Task: Starting at the first line of the listing below, repeat each line exactly until the line containing "var y = d3.scaleLinear().domain([0, 100]).range([476, 88]);", which you include. Leave out pictures.

******************************

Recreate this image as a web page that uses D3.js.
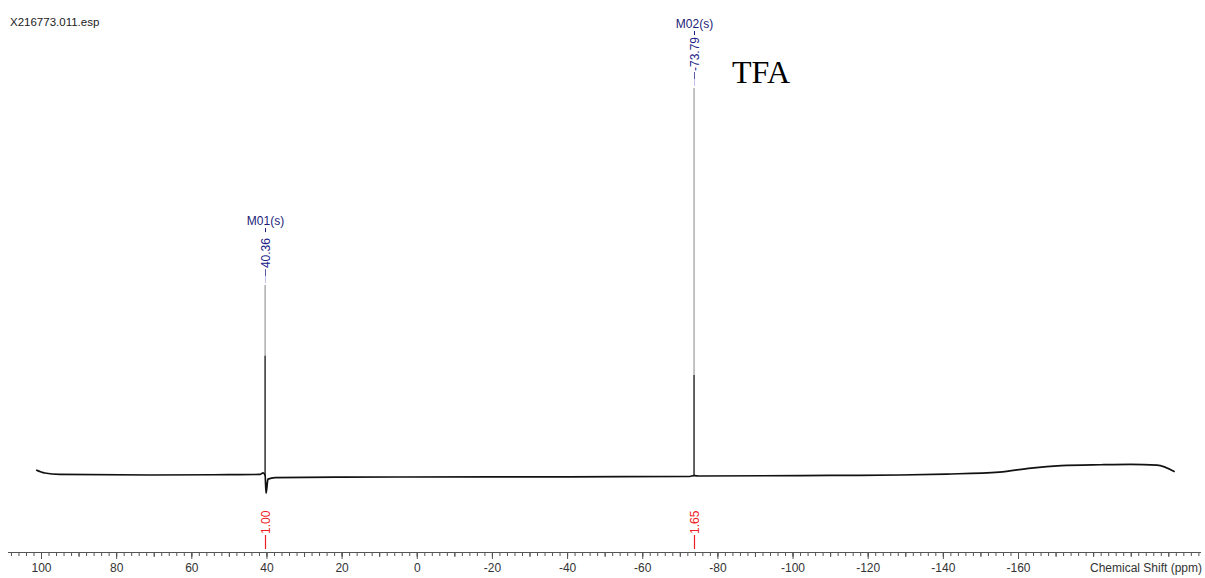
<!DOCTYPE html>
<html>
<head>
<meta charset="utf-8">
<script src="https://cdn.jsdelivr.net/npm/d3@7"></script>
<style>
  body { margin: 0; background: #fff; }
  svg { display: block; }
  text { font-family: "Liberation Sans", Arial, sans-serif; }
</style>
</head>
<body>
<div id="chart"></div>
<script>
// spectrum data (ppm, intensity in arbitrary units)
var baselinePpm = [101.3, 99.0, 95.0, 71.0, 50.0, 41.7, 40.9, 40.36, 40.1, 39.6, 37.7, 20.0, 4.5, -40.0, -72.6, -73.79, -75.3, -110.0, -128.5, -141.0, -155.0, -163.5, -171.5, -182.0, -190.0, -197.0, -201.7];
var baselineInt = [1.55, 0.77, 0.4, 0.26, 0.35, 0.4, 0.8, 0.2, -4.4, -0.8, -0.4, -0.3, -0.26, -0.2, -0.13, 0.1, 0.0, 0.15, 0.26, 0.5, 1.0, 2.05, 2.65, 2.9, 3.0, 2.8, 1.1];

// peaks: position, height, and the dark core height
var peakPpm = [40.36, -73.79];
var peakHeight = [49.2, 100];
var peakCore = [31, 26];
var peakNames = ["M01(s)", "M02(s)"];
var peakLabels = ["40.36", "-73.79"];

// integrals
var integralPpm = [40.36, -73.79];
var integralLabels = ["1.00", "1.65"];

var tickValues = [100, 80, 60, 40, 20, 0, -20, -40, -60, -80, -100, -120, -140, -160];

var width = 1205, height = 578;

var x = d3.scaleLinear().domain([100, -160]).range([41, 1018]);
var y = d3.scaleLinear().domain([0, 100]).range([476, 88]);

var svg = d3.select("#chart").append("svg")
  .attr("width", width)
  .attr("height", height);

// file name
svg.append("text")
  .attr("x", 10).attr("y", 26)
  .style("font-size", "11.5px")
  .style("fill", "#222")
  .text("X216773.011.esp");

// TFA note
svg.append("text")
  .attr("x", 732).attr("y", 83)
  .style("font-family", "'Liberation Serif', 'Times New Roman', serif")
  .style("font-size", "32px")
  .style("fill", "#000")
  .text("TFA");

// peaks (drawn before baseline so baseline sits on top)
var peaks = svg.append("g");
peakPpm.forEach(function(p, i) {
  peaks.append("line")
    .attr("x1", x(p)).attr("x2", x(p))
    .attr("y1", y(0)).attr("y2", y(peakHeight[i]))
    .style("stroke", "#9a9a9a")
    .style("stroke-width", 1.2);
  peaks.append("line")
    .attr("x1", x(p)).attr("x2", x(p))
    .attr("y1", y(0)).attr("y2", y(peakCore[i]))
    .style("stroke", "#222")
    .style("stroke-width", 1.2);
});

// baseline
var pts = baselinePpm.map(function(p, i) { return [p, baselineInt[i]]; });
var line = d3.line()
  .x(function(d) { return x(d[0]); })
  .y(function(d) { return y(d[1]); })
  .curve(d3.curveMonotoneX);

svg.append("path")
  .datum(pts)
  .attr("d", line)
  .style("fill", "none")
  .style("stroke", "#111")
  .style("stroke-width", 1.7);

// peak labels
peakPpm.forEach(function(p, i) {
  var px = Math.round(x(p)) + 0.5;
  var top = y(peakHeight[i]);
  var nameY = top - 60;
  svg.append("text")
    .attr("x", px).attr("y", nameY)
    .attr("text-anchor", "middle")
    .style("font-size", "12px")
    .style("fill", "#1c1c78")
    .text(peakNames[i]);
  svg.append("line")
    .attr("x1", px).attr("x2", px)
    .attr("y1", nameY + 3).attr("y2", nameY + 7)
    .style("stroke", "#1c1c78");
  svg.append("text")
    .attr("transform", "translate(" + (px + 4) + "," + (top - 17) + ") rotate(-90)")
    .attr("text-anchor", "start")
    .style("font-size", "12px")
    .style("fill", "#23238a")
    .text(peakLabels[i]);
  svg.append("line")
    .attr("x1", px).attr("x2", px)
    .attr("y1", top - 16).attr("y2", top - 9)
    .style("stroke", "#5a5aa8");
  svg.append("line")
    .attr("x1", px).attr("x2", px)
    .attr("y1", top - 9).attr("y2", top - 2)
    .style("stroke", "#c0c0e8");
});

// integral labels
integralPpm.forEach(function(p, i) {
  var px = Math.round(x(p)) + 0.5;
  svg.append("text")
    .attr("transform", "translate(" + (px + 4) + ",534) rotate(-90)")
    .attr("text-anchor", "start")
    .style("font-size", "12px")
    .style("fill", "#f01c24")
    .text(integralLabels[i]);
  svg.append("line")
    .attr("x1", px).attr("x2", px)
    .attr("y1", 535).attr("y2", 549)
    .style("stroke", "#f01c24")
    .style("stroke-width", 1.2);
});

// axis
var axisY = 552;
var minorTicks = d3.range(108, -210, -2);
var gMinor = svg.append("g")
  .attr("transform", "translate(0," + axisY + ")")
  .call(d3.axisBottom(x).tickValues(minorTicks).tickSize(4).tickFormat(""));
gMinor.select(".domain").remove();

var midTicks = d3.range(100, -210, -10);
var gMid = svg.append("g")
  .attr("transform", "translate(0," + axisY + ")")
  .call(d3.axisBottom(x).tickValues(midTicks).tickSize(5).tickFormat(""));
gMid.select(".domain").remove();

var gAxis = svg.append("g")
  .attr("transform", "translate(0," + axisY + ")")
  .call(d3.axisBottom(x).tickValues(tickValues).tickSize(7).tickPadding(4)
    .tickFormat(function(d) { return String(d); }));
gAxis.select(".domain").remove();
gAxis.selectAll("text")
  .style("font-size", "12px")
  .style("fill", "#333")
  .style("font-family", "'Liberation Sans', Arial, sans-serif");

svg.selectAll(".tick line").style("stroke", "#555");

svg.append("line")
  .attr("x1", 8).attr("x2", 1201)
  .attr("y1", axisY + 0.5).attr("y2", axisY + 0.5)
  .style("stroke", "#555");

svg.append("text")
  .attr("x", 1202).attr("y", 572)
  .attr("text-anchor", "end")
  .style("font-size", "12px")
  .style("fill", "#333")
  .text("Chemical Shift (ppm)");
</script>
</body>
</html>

******************************

Task output:
Recreate this image as a web page that uses D3.js.
<!DOCTYPE html>
<html>
<head>
<meta charset="utf-8">
<script src="https://cdn.jsdelivr.net/npm/d3@7"></script>
<style>
  body { margin: 0; background: #fff; }
  svg { display: block; }
  text { font-family: "Liberation Sans", Arial, sans-serif; }
</style>
</head>
<body>
<div id="chart"></div>
<script>
// spectrum data (ppm, intensity in arbitrary units)
var baselinePpm = [101.3, 99.0, 95.0, 71.0, 50.0, 41.7, 40.9, 40.36, 40.1, 39.6, 37.7, 20.0, 4.5, -40.0, -72.6, -73.79, -75.3, -110.0, -128.5, -141.0, -155.0, -163.5, -171.5, -182.0, -190.0, -197.0, -201.7];
var baselineInt = [1.55, 0.77, 0.4, 0.26, 0.35, 0.4, 0.8, 0.2, -4.4, -0.8, -0.4, -0.3, -0.26, -0.2, -0.13, 0.1, 0.0, 0.15, 0.26, 0.5, 1.0, 2.05, 2.65, 2.9, 3.0, 2.8, 1.1];

// peaks: position, height, and the dark core height
var peakPpm = [40.36, -73.79];
var peakHeight = [49.2, 100];
var peakCore = [31, 26];
var peakNames = ["M01(s)", "M02(s)"];
var peakLabels = ["40.36", "-73.79"];

// integrals
var integralPpm = [40.36, -73.79];
var integralLabels = ["1.00", "1.65"];

var tickValues = [100, 80, 60, 40, 20, 0, -20, -40, -60, -80, -100, -120, -140, -160];

var width = 1205, height = 578;

var x = d3.scaleLinear().domain([100, -160]).range([41, 1018]);
var y = d3.scaleLinear().domain([0, 100]).range([476, 88]);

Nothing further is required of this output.